In the present work, an NSCT-SCM-based image fusion scheme was proposed for X-ray grating interferometry. It incorporated three major steps: denoising, the NSCT-SCM fusion algorithm, and enhancement. A new coefficient selection strategy was proposed for the fusion algorithm step, which selected coefficients in different ways concerning high-frequency and low-frequency coefficients. This strategy met a unique requirement of XGI: that the low-frequency coefficient should derive primarily from the AC channel in order to achieve final fusion results similar to traditional CT, and that the high-frequency coefficient should be selected in a way preserves the details and features in the DPC and DFC channels.

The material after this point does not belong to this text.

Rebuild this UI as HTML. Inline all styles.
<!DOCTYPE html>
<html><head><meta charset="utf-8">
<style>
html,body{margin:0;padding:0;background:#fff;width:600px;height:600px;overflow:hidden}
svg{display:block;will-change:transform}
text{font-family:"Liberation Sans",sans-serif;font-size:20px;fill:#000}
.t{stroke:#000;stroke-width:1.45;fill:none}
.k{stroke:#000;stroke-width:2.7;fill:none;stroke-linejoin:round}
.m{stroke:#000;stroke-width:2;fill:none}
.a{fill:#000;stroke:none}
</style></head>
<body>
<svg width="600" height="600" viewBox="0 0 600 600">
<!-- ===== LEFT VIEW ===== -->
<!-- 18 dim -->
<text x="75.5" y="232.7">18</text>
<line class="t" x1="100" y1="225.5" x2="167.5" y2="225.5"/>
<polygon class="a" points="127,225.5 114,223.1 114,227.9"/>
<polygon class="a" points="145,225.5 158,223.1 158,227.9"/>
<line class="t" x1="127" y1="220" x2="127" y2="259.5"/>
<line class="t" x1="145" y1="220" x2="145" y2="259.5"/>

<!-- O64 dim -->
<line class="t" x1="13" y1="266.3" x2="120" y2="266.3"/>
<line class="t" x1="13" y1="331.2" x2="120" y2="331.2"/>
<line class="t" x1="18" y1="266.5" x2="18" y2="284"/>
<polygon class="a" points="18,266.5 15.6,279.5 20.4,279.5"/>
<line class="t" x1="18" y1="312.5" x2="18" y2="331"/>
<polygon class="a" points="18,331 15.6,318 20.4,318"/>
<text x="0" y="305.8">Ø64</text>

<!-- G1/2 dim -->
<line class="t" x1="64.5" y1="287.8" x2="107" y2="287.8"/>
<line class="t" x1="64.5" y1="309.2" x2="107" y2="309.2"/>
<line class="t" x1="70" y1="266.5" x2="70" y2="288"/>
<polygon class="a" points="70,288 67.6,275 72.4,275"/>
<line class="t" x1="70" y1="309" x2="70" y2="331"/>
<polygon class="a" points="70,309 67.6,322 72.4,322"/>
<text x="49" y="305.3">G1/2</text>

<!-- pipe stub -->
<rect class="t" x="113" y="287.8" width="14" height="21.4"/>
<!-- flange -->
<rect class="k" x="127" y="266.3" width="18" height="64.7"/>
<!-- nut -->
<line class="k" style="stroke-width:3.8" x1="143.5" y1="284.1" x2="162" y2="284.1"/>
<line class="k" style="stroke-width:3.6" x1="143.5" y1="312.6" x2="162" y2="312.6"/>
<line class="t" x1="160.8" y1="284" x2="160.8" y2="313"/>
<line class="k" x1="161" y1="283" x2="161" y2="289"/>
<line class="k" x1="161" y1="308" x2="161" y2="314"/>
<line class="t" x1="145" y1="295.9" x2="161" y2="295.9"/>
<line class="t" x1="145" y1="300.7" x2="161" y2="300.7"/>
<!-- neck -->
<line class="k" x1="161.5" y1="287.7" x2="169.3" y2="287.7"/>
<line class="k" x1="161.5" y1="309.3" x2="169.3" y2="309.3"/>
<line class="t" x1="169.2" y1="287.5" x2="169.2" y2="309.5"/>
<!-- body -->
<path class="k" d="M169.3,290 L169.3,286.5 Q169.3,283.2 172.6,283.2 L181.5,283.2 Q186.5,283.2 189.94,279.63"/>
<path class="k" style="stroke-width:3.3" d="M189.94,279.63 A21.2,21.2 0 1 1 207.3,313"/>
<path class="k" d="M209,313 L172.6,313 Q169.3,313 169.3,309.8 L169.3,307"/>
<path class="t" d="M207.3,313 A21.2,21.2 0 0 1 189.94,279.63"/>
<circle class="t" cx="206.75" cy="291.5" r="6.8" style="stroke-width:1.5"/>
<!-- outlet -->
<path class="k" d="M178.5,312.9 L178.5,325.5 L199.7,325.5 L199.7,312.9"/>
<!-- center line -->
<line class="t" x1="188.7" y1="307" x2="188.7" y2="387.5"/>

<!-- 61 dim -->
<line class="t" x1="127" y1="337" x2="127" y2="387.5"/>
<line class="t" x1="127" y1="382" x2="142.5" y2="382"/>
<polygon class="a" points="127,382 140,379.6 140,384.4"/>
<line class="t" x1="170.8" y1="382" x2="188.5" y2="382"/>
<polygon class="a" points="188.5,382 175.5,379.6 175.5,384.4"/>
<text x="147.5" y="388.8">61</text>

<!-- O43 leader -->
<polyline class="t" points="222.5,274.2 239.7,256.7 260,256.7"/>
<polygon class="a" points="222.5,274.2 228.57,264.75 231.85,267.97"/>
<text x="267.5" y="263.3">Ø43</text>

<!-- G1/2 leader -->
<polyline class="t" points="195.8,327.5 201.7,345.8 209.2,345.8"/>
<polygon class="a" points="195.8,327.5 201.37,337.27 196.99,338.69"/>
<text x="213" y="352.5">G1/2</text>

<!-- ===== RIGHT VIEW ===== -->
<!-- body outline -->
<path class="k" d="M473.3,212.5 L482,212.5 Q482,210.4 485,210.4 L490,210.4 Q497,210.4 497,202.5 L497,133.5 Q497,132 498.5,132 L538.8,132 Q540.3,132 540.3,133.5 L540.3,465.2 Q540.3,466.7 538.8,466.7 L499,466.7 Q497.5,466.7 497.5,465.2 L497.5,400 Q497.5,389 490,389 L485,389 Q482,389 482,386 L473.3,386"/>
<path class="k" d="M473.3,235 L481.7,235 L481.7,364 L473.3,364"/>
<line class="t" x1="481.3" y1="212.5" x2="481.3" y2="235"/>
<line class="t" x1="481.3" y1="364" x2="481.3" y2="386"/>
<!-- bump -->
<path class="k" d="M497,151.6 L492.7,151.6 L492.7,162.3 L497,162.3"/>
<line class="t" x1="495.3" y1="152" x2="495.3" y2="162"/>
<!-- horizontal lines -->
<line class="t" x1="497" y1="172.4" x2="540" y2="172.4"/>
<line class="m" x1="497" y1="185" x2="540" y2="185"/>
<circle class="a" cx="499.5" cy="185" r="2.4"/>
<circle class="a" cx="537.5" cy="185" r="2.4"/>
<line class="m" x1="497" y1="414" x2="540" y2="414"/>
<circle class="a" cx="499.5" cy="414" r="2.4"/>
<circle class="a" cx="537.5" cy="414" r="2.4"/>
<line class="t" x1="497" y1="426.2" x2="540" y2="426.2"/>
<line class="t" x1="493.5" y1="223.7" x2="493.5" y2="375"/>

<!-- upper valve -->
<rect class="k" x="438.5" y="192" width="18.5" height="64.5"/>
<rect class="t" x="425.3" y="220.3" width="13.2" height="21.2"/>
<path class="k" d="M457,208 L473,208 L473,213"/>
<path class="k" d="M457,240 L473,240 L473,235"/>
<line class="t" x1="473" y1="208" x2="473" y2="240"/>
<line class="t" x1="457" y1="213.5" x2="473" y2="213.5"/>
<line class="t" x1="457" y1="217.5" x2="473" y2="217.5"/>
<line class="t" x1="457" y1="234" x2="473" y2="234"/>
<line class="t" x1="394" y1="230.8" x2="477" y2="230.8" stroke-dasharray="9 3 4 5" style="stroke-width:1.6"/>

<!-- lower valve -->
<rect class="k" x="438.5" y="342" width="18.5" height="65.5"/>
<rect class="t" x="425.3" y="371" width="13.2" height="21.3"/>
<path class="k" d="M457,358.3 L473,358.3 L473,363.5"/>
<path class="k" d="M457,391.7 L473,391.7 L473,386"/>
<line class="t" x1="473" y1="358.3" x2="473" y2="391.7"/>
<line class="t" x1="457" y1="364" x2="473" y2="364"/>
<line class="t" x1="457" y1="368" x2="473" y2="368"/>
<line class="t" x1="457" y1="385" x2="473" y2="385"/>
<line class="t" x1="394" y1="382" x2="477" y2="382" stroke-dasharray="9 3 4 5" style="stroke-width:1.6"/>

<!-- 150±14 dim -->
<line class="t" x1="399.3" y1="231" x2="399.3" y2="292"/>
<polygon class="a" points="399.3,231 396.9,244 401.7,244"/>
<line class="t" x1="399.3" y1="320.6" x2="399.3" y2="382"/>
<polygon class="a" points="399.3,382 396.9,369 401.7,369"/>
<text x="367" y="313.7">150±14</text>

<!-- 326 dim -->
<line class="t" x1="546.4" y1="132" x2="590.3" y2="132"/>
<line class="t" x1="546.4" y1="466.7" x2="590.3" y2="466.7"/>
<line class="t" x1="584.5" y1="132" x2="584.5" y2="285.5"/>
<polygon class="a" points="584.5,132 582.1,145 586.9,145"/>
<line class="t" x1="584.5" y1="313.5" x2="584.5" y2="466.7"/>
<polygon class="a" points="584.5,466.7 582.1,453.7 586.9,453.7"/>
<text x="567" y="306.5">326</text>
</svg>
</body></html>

Furthermore, the proposed method and three other image fusion methods were implemented on X-ray grating interferometry data of frog toes to demonstrate the feasibility and robustness of the NSCT-SCM image fusion scheme. The fusion results were evaluated using both subjective and objective measures. As observed and demonstrated, the proposed method was competitive with the other image fusion methods, both visually and quantitatively. The proposed image fusion scheme output images with high contrast and explicit details, and demonstrated the potential for real-time application. In our future research, a feature-based fusion scheme will be studied to process images more similarly to human eyes and achieve better computational efficiency.